By 2003 the Arny already knew
Same for 2004 Online NewsHour: U.S. Soldiers Return from Iraq With Serious Brain Injuries -- July 16, 2004
TWO YEARS later, troops still short on armor
March 24, 2005 - Four soldiers injured in the line of duty are the first from Nebraska to come under attack by insurgents in Iraq, and it has raised questions about the protections soldiers have.
One Nebraska National Guard soldier is recovering after an ambush Sunday south of Baghdad. Three others are back with their unit after being treated for minor injuries.
The unit is the Columbus-based 1075th Transportation Company. The wife of one of those soldiers believes they need better protection.
"There were injuries, but God was with them. He kept them safe," said Faye Rullo, whose husband, Paul, was part of the convoy that was attacked.
She said the soldiers need more than prayers. Rullo said her husband tells her the quarter-inch armor they use now doesn't protect the entire truck. Since they travel a road near the infamous "Sunni Triangle," they need the whole cab of their vehicles surrounded by armor.
"The government has said they have the armor -- they don't have," Rullo said. "And I know they are not the only company that doesn't have it."
3/24/2005 -(AP) Sen. Susan Collins said Thursday that she is largely satisfied with the Army's effort to provide armor for Humvees in Iraq, but that more needs to be done to ensure that trucks and other vehicles have protection as well.
Collins said in an interview with The Associated Press that she was frustrated by what she saw as the Defense Department's lack of planning and slow response to concerns about the lack of protective armor for vehicles and soldiers in Iraq.
Collins said she is encouraged by Army Gen. George Casey's order that soldiers in Iraq not leave their compounds unless they are in a Humvee with armor plates. But there are still heavy trucks and equipment that lack the same protection, she said.
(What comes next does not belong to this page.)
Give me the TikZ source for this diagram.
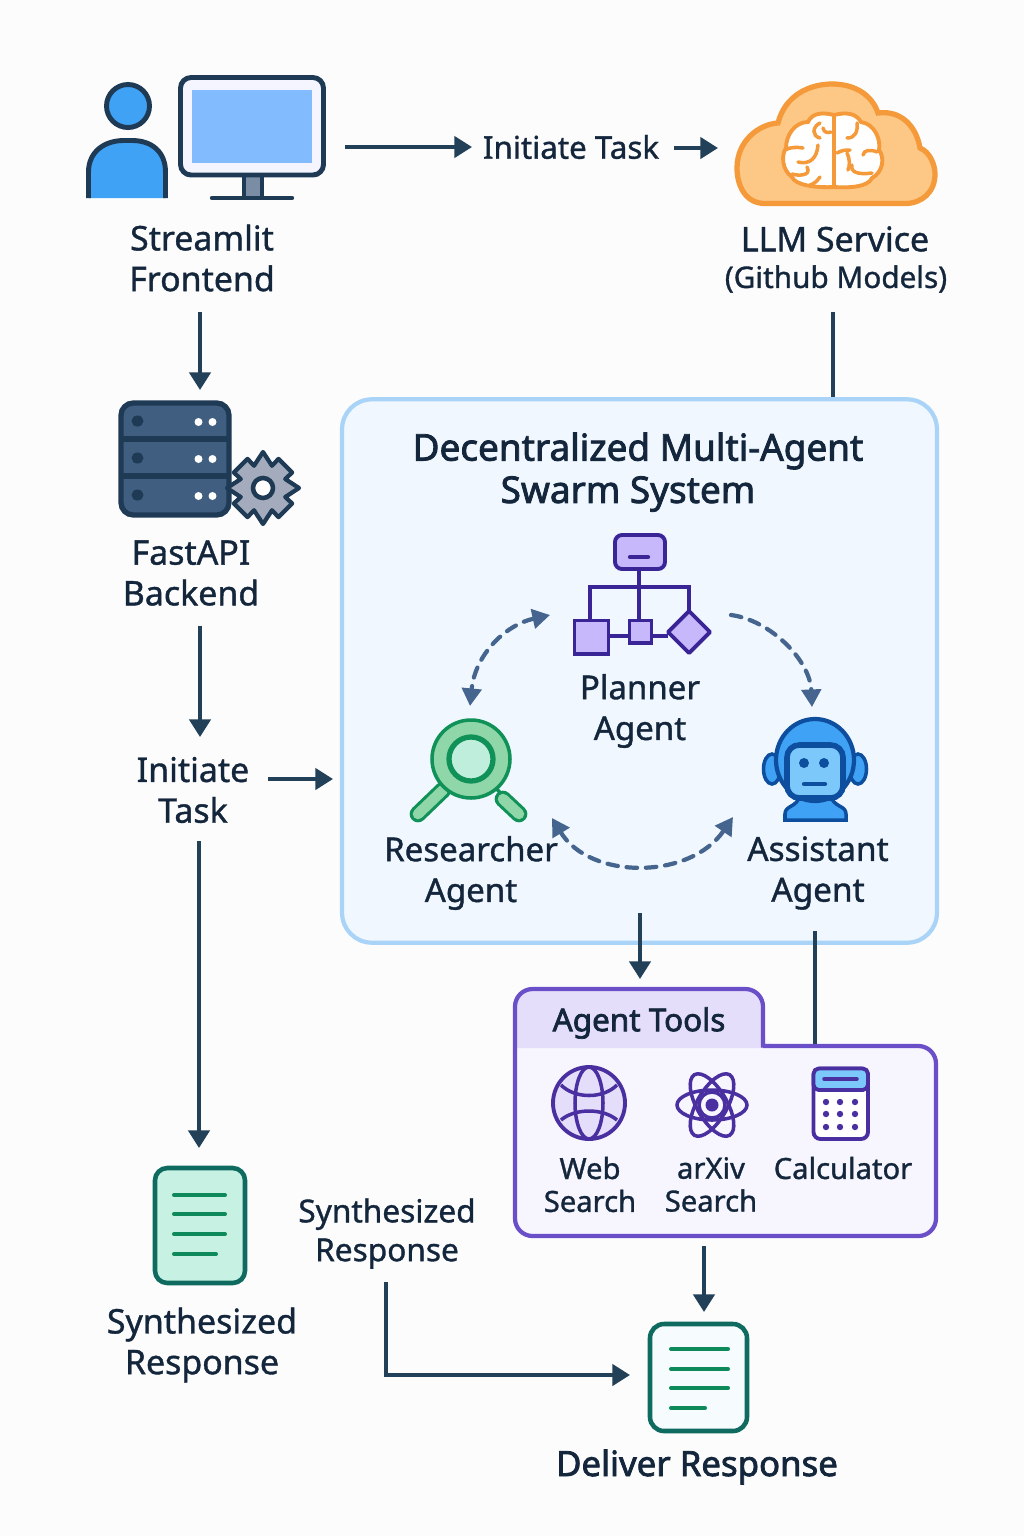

''We need to up-armor not only Humvees, but also trucks and other vehicles,'' she said. ''And I believe it's still lacking.''
Collins, who serves on the Senate Armed Services Committee, has made armor protection in Iraq a top priority for more than a year. She said military officials repeatedly told her they had the situation under control, but that she would continue to hear from soldiers on the front lines or from their families back home that protective armor was lacking for vehicles and soldiers.
Maine's 133rd Engineer Battalion took it upon itself to weld armor onto trucks and bulldozers in Iraq after Spec. Christopher Gelineau of Portland was killed by a roadside bomb in April 2004.
Battalion members created armor plates from scrap metal to transform Army trucks never intended for combat into rolling shields against rocket-propelled grenades, roadside bombs and assault rifle rounds.
Billion dollar Gizmos take precedence over armor ?
In a time of large weapons systems, [Llewellyn King, publisher of the daily newsletter Defense Today], said that the issue was whether the men and women carrying on the urban war are getting the same attention and the research dollars.
[A] general, according to King, said that there was a tendency for contractors to lobby for the big systems while forgetting the little things that can save a life or a leg
'Are there better helmets, better flak jackets, better robots coming to market outside of the formal procurement system? Does the Pentagon have a fast track to examine, validate and procure this equipment if it is superior to what the troops now use and if it will save lives ? We need procedures for the Pentagon procurement system to embrace unorthodox solutions,' King said.